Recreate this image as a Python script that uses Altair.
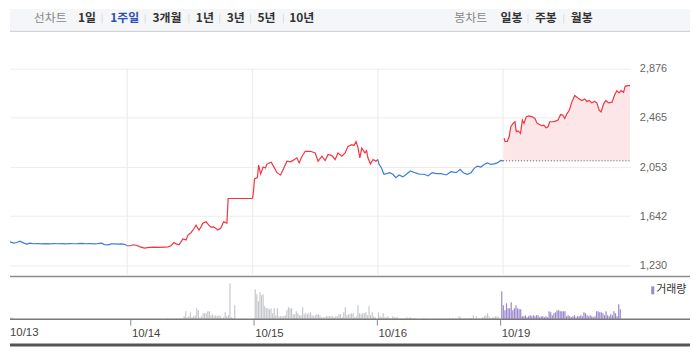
import json
import altair as alt
import pandas as pd

# ---------------- data ----------------
DATES = ["10/13", "10/14", "10/15", "10/16", "10/19"]
DAY_DIRECTION = ["down", "up", "up", "down", "up"]
PREV_CLOSE = 2105
Y_TICKS = [1230, 1642, 2053, 2465, 2876]

LINE_MENU_TITLE = "선차트"
LINE_MENU = ["1일", "1주일", "3개월", "1년", "3년", "5년", "10년"]
SELECTED = "1주일"
CANDLE_MENU_TITLE = "봉차트"
CANDLE_MENU = ["일봉", "주봉", "월봉"]
VOLUME_LABEL = "거래량"

# price points: minutes after the 09:00 open, and price
D1_MIN = [0, 9, 15, 25, 37, 46, 56, 68, 77, 87, 99, 111, 124, 136, 149, 161, 173, 186, 198, 210,
          223, 235, 248, 260, 272, 285, 297, 310, 319, 331, 340, 350, 362, 371, 381, 390]
D1_PRICE = [1417, 1436, 1422, 1428, 1417, 1422, 1433, 1417, 1409, 1417, 1412, 1414, 1411, 1413, 1411,
            1414, 1412, 1413, 1411, 1414, 1412, 1413, 1415, 1412, 1414, 1411, 1413, 1417, 1405, 1403,
            1410, 1411, 1409, 1410, 1407, 1395]
D2_MIN = [9, 18, 28, 40, 53, 68, 84, 99, 115, 127, 136, 145, 152, 161, 173, 183, 189, 198, 207, 214,
          223, 229, 235, 245, 254, 260, 269, 282, 291, 300, 310, 314, 337, 362, 390]
D2_PRICE = [1395, 1403, 1399, 1386, 1376, 1382, 1384, 1382, 1384, 1386, 1395, 1422, 1411, 1403, 1452,
            1444, 1485, 1504, 1535, 1567, 1526, 1551, 1584, 1595, 1567, 1551, 1553, 1526, 1543, 1595,
            1584, 1790, 1790, 1790, 1790]
D3_MIN = [3, 6, 15, 19, 25, 33, 40, 45, 58, 65, 76, 87, 96, 107, 118, 127, 138, 145, 154, 164, 180,
          195, 204, 216, 226, 235, 247, 257, 266, 278, 288, 297, 309, 316, 322, 328, 334, 340, 350,
          355, 359, 367, 375, 384, 390]
D3_PRICE = [1855, 1954, 1965, 2069, 1995, 2053, 2045, 2078, 2094, 2061, 2006, 1987, 2037, 2102, 2097,
            2111, 2130, 2088, 2144, 2185, 2185, 2171, 2102, 2144, 2108, 2158, 2149, 2116, 2171, 2144,
            2171, 2226, 2240, 2234, 2267, 2218, 2130, 2212, 2171, 2190, 2130, 2080, 2116, 2102, 2116]
D4_MIN = [4, 11, 19, 27, 37, 47, 56, 66, 78, 89, 101, 115, 130, 145, 156, 169, 182, 197, 213, 228,
          244, 256, 266, 279, 290, 300, 310, 321, 331, 341, 352, 362, 372, 383, 390]
D4_PRICE = [2075, 2047, 1993, 1998, 2006, 1993, 1965, 1987, 1971, 1993, 2020, 2006, 1993, 1993, 1979,
            2006, 1998, 1998, 1987, 2014, 2006, 2034, 2006, 1993, 2006, 2042, 2061, 2053, 2075, 2088,
            2075, 2080, 2088, 2108, 2105]
D5_MIN = [3, 6, 13, 19, 24, 31, 37, 41, 47, 54, 60, 65, 72, 80, 91, 99, 106, 114, 120, 127, 134, 140,
          145, 155, 163, 171, 179, 186, 192, 199, 206, 214, 223, 230, 237, 245, 254, 261, 268, 276,
          285, 292, 299, 305, 313, 320, 328, 339, 347, 354, 361, 367, 375, 380, 388, 395]
D5_PRICE = [2294, 2267, 2267, 2308, 2390, 2418, 2432, 2349, 2355, 2335, 2446, 2418, 2473, 2481, 2473,
            2459, 2418, 2409, 2399, 2404, 2382, 2390, 2432, 2432, 2437, 2446, 2492, 2487, 2459, 2500,
            2528, 2596, 2651, 2637, 2623, 2610, 2623, 2602, 2610, 2590, 2602, 2590, 2528, 2514, 2582,
            2610, 2590, 2596, 2656, 2692, 2673, 2692, 2678, 2728, 2734, 2734]

# volume: 5-minute bars (thousand shares), 78 per session
V1 = [0, 1.5, 2, 1, 0, 0, 0, 0, 0, 0, 0, 0, 0, 0, 0, 0, 0, 0, 0, 0,
      0, 0, 0, 0, 0, 0, 0, 0, 0, 0, 0, 0, 0, 0, 0, 0, 0, 0, 0, 0,
      0, 0, 0, 0, 0, 0, 0, 0, 0, 0, 0, 0, 0, 0, 0, 0, 0, 0, 0, 0,
      0, 0, 0, 0, 0, 0, 0, 0, 0, 0, 0, 0, 0, 0, 0, 0, 0, 0]
V2 = [0, 0, 0, 0, 0, 0, 0, 0, 0, 0, 0, 0, 0, 0, 0, 0, 0, 0, 0, 0,
      0, 0, 1, 0, 0, 0, 0, 0, 1, 0, 0, 1, 0, 3, 8, 2, 3, 7, 2, 3,
      4, 11, 9, 2, 3, 6, 6, 6, 8, 8, 4, 5, 3, 4, 3, 4, 3, 1, 2, 7,
      3, 4, 36, 2, 1, 14, 0, 0, 0, 0, 0, 0, 0, 0, 0, 0, 0, 0]
V3 = [30, 25, 18, 27, 24, 25, 13, 11, 11, 10, 11, 6, 11, 4, 11, 3, 3, 3, 3, 4,
      9, 12, 11, 11, 5, 5, 8, 6, 4, 4, 12, 5, 6, 5, 6, 7, 4, 3, 4, 5,
      5, 4, 2, 2, 2, 3, 3, 3, 3, 3, 2, 3, 3, 5, 5, 2, 7, 12, 4, 5,
      5, 6, 6, 2, 3, 14, 6, 5, 6, 6, 7, 4, 13, 4, 7, 3, 2, 0]
V4 = [7, 3, 2, 6, 2, 2, 3, 1, 1, 3, 2, 2, 2, 1, 1, 0, 1, 1, 2, 1,
      2, 1, 1, 1, 0, 0, 0, 0, 1, 0, 1, 0, 0, 0, 0, 0, 0, 0, 0, 0,
      0, 0, 0, 0, 0, 1, 0, 1, 0, 1, 0, 3, 2, 0, 1, 1, 0, 1, 1, 1,
      4, 0, 3, 1, 1, 1, 2, 3, 4, 6, 3, 1, 2, 2, 3, 3, 2, 0]
V5 = [28, 14, 9, 16, 11, 11, 17, 9, 11, 14, 11, 10, 10, 3, 3, 4, 2, 3, 4, 3,
      4, 3, 4, 4, 2, 3, 3, 2, 3, 2, 8, 7, 4, 6, 7, 9, 9, 8, 8, 8,
      8, 3, 4, 3, 2, 3, 4, 2, 3, 3, 4, 3, 7, 6, 4, 3, 4, 3, 2, 3,
      8, 8, 7, 7, 6, 4, 8, 4, 3, 5, 4, 8, 6, 3, 15, 10, 0, 0]

PRICE_MIN = [D1_MIN, D2_MIN, D3_MIN, D4_MIN, D5_MIN]
PRICE_VAL = [D1_PRICE, D2_PRICE, D3_PRICE, D4_PRICE, D5_PRICE]
VOLUMES = [V1, V2, V3, V4, V5]

# ---------------- style / layout ----------------
SESSION = 390
BAR_MIN = 5
X_DOMAIN = [8 / 126, 632 / 126]      # the page margin hides the first 8px of 10/13
UP = "#f2353f"
DOWN = "#3b7ddd"
VOL_PAST = "#c6c8cc"
VOL_TODAY = "#9b87cf"
FULL_W = 684
W_PLOT = 624
H_HEAD = 23
H_PRICE = 244
H_VOL = 44
Y_DOMAIN = [1155.2, 3183.6]
AXIS_FONT = "Liberation Sans"

price_rows = []
for d in range(5):
    col = UP if DAY_DIRECTION[d] == "up" else DOWN
    if d in (1, 2, 3):
        price_rows.append({"t": float(d), "price": PRICE_VAL[d - 1][-1], "seg": d, "col": col})
    for m, p in zip(PRICE_MIN[d], PRICE_VAL[d]):
        price_rows.append({"t": d + m / SESSION, "price": p, "seg": d, "col": col})
price_df = pd.DataFrame(price_rows)
area_df = price_df[price_df.seg == 4].copy()
area_df["base"] = PREV_CLOSE

vol_rows = []
for d, vals in enumerate(VOLUMES):
    col = VOL_TODAY if d == 4 else VOL_PAST
    for i, v in enumerate(vals):
        if v > 0:
            vol_rows.append({"t": d + BAR_MIN * (i + 1) / SESSION, "vol": v, "col": col})
vol_df = pd.DataFrame(vol_rows)

xs = alt.Scale(domain=X_DOMAIN, nice=False, zero=False)
ys = alt.Scale(domain=Y_DOMAIN, nice=False, zero=False)
yaxis = alt.Axis(orient="right", values=Y_TICKS, format=",.0f", labelFont=AXIS_FONT,
                 labelFontSize=11, labelColor="#666", ticks=False, domain=False, grid=True,
                 gridColor="#ececec", gridWidth=1, labelPadding=9, title=None)
one = pd.DataFrame({"k": [0]})

# ---------------- header ----------------
hdr = [
    alt.Chart(one).mark_rect(color="#f5f6f8").encode(
        x=alt.value(0), x2=alt.value(FULL_W), y=alt.value(0), y2=alt.value(H_HEAD)),
    alt.Chart(one).mark_rule(color="#cdced1", strokeWidth=1).encode(
        x=alt.value(0), x2=alt.value(FULL_W), y=alt.value(H_HEAD - 0.5)),
]
left_x = [40.5, 77.5, 115.5, 158, 196, 227, 258, 293.5]
right_x = [463.5, 504.5, 539, 575]
sep_left = [92.7, 136, 180, 211, 242, 275]
sep_right = [521, 557]
items = [(LINE_MENU_TITLE, left_x[0], "normal", "#888")]
for lab, x in zip(LINE_MENU, left_x[1:]):
    items.append((lab, x, "bold", "#2c4fb7" if lab == SELECTED else "#333"))
items.append((CANDLE_MENU_TITLE, right_x[0], "normal", "#888"))
for lab, x in zip(CANDLE_MENU, right_x[1:]):
    items.append((lab, x, "bold", "#333"))
for lab, x, w, c in items:
    hdr.append(alt.Chart(pd.DataFrame({"label": [lab]})).mark_text(
        font="Noto Sans CJK KR", fontSize=12, fontWeight=w, color=c, align="center",
        baseline="middle").encode(text="label:N", x=alt.value(x), y=alt.value(9.5)))
for x in sep_left + sep_right:
    hdr.append(alt.Chart(one).mark_rule(color="#dcdcdc", strokeWidth=1).encode(
        x=alt.value(x), y=alt.value(5), y2=alt.value(14.5)))
header = alt.layer(*hdr).properties(width=FULL_W, height=H_HEAD)

# ---------------- price panel ----------------
vgrid = alt.Chart(pd.DataFrame({"t": [1, 2, 3, 4], "top": [Y_TICKS[-1]] * 4})).mark_rule(
    color="#ebebeb", strokeWidth=1).encode(
    x=alt.X("t:Q", scale=xs, axis=None),
    y=alt.Y("top:Q", scale=ys, axis=yaxis),
    y2=alt.value(H_PRICE))
area = alt.Chart(area_df).mark_area(color="#fde6e8", clip=True).encode(
    x=alt.X("t:Q", scale=xs, axis=None),
    y=alt.Y("price:Q", scale=ys, axis=yaxis), y2="base:Q")
prev = alt.Chart(pd.DataFrame({"t": [4.0], "t2": [X_DOMAIN[1]], "p": [PREV_CLOSE]})).mark_rule(
    color="#555", strokeDash=[1, 2], strokeWidth=1).encode(
    x=alt.X("t:Q", scale=xs, axis=None), x2="t2:Q",
    y=alt.Y("p:Q", scale=ys, axis=yaxis))
line = alt.Chart(price_df).mark_line(strokeWidth=1.2, clip=True).encode(
    x=alt.X("t:Q", scale=xs, axis=None),
    y=alt.Y("price:Q", scale=ys, axis=yaxis),
    color=alt.Color("col:N", scale=None),
    detail="seg:N")
price = alt.layer(vgrid, area, prev, line).properties(width=W_PLOT, height=H_PRICE)

# ---------------- volume panel ----------------
xaxis = alt.Axis(values=[1, 2, 3, 4], labelExpr=json.dumps(DATES) + "[datum.value]",
                 tickSize=6, tickColor="#8a8a8a", tickWidth=1, domain=False, grid=False,
                 labelAlign="left", labelBaseline="top", labelPadding=2, labelOffset=1,
                 labelFont=AXIS_FONT, labelFontSize=11.5, labelColor="#444",
                 labelFlush=False, labelOverlap=False, title=None)
sep = alt.Chart(one).mark_rule(color="#8c8c8c", strokeWidth=1.5).encode(
    x=alt.value(0), x2=alt.value(FULL_W), y=alt.value(1))
bars = alt.Chart(vol_df).mark_bar(size=1.2, clip=True).encode(
    x=alt.X("t:Q", scale=xs, axis=xaxis),
    y=alt.Y("vol:Q", scale=alt.Scale(domain=[0, H_VOL]), axis=None),
    color=alt.Color("col:N", scale=None))
base = alt.Chart(one).mark_rule(color="#7a7a7a", strokeWidth=1.5).encode(
    x=alt.value(0), x2=alt.value(FULL_W), y=alt.value(H_VOL))
first_label = alt.Chart(pd.DataFrame({"label": [DATES[0]]})).mark_text(
    font=AXIS_FONT, fontSize=11.5, color="#444", align="left", baseline="top").encode(
    text="label:N", x=alt.value(0), y=alt.value(H_VOL + 8))
leg_box = alt.Chart(one).mark_rect(color=VOL_TODAY).encode(
    x=alt.value(645), x2=alt.value(648), y=alt.value(11), y2=alt.value(19))
leg_txt = alt.Chart(pd.DataFrame({"label": [VOLUME_LABEL]})).mark_text(
    font="Noto Sans CJK KR", fontSize=11, color="#333", align="left", baseline="middle").encode(
    text="label:N", x=alt.value(650), y=alt.value(15))
bottom = alt.Chart(one).mark_rule(color="#555", strokeWidth=3).encode(
    x=alt.value(0), x2=alt.value(FULL_W), y=alt.value(70))
volume = alt.layer(sep, bars, base, first_label, leg_box, leg_txt, bottom).properties(
    width=W_PLOT, height=H_VOL)

chart = alt.vconcat(header, price, volume, spacing=0, padding=0).configure_view(strokeWidth=0)
chart.save("out.html", embed_options={"renderer": "svg", "actions": False})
● ● ● ●
Repeat the lines above, starting at the first and stopping after the line that holds "import pandas as pd", with the pictures left out.

Recreate this image as a Python script that uses Altair.
import json
import altair as alt
import pandas as pd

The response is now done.